Oklahoma City overtook the Timberwolves in the standings this week and the Kings are nipping at their heels. The West is starting to look like everyone thought it would, and that makes every win this side of the Mississippi vital.
The Suns are regaining momentum they lost when injuries hit
All the talk of building a program and developing a scheme sort of flies out the door when winning games because such a drag. A four-game road trip challenged this team and they came out of it with two wins and were rewarded with Aron Baynes’ return to the floor on Monday.
With three games remaining until Deandre Ayton comes back, the Suns can chart a course forward again.
“It’s good for confidence when you can keep a team like that that has two guys who pretty much are All-Star caliber guys, keep them from taking over the game,” coach Monty Williams said of beating Minnesota.
The Suns’ star backcourt is back to figuring plays out on the fly and reading the coach’s mind. They are playing small with ease all of a sudden. They are still seventh in the NBA in offense.
Without overreacting to five games too much, what feels fair is to say they are right on track to integrate Ayton into a humming machine rather than the broken-down engine that slowed down in mid-November.
Resiliency is a season-long effort
Much was made at the beginning of the year about the fight of the Suns. They clawed their way back to battle down to the wire against good teams, and they found another gear when needed.
The same toughness is required to grind through 82 games and emerge a playoff team. So to see the Suns lose eight of 11 over the course of three weeks and respond by beating up on a playoff challenger was impressive.

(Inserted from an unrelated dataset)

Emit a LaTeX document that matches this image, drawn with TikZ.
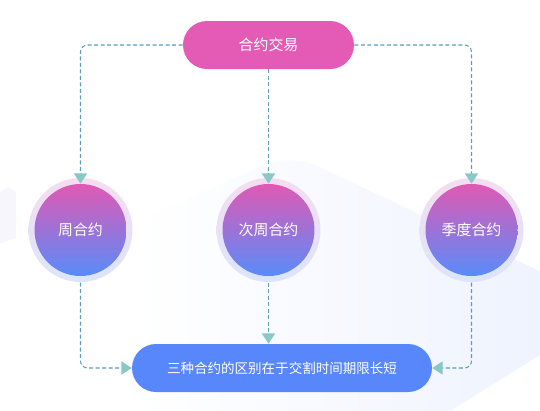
\documentclass[tikz,border=0pt]{standalone}
\usepackage{fontspec}
\newfontfamily\cjk{Noto Sans CJK SC}
\usepackage{tikz}
\usetikzlibrary{arrows.meta, shapes, positioning, calc, backgrounds}
\definecolor{pillpink}{HTML}{E35BB5}
\definecolor{pillblue}{HTML}{5787FB}
\definecolor{ballpink}{HTML}{E059B4}
\definecolor{ballblue}{HTML}{588CFA}
\definecolor{ringpink}{HTML}{F4DDF0}
\definecolor{ringblue}{HTML}{DCE5FC}
\definecolor{linkblue}{HTML}{5C9DB7}
\definecolor{tipteal}{HTML}{88C9C7}
\definecolor{hexblue}{HTML}{EDF2FE}
\definecolor{faintlilac}{HTML}{F7F6FD}

\begin{document}
\begin{tikzpicture}[x=0.02cm, y=-0.02cm,
		pill/.style={rounded corners=0.48cm, minimum height=0.96cm, text=white, font=\cjk\fontsize{8.5}{10}\selectfont},
		ball/.style={circle, minimum size=1.84cm, inner sep=0pt, top color=ballpink, bottom color=ballblue, text=white, font=\cjk\fontsize{8.5}{10}\selectfont},
		link/.style={linkblue, line width=0.6pt, dash pattern=on 2.3pt off 1.4pt, rounded corners=4pt, -{Triangle[width=7.5pt, length=5.8pt, color=tipteal]}}]
			\useasboundingbox (0,0) rectangle (540,410);
			
			% nodes
			\node[pill, fill=pillpink, minimum width=3.42cm] (trade) at (268.5,45) {合约交易};
			\node[ball] (week) at (80.5,230) {周合约};
			\node[ball] (nextweek) at (268.5,230) {次周合约};
			\node[ball] (quarter) at (471.5,230) {季度合约};
			\node[pill, fill=pillblue, minimum width=6.0cm, font=\cjk\fontsize{7.7}{9}\selectfont] (diff) at (282,368) {三种合约的区别在于交割时间期限长短};
			
			% background and rings
			\begin{scope}[on background layer]
				\shade[left color=white, right color=hexblue, rounded corners=0.6cm] (135,420) -- (135,222) -- (290,153) -- (580,290) -- (580,330) -- (420,430) -- cycle;
				\fill[faintlilac] (0,192) -- (9,187) -- (16,192) -- (16,238) -- (0,243) -- cycle;
				\foreach \b in {week,nextweek,quarter}
				\shade[top color=ringpink, bottom color=ringblue] (\b) circle (1.04cm);
			\end{scope}
			
			% links
			\draw[link] (trade.west) -| (week.north);
			\draw[link] (trade.south) -- (nextweek.north);
			\draw[link] (trade.east) -| (quarter.north);
			\draw[link, shorten <=3.5pt] (week.south) |- (diff.west);
			\draw[link, shorten <=3.5pt] (nextweek.south) -- (nextweek.south |- diff.north);
			\draw[link, shorten <=3.5pt] (quarter.south) |- (diff.east);
		\end{tikzpicture}
\end{document}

It wasn’t like that in the past.
“It says a lot about our team,” Devin Booker said. “I’ve been in situations here in the past where those losses would pile up and be contagious, but through our wins and our losses, we come in here with the same mentality regardless of when we drop two in a row or won two in a row.”
The Suns will have to keep that same energy to even think about meaningful games in April.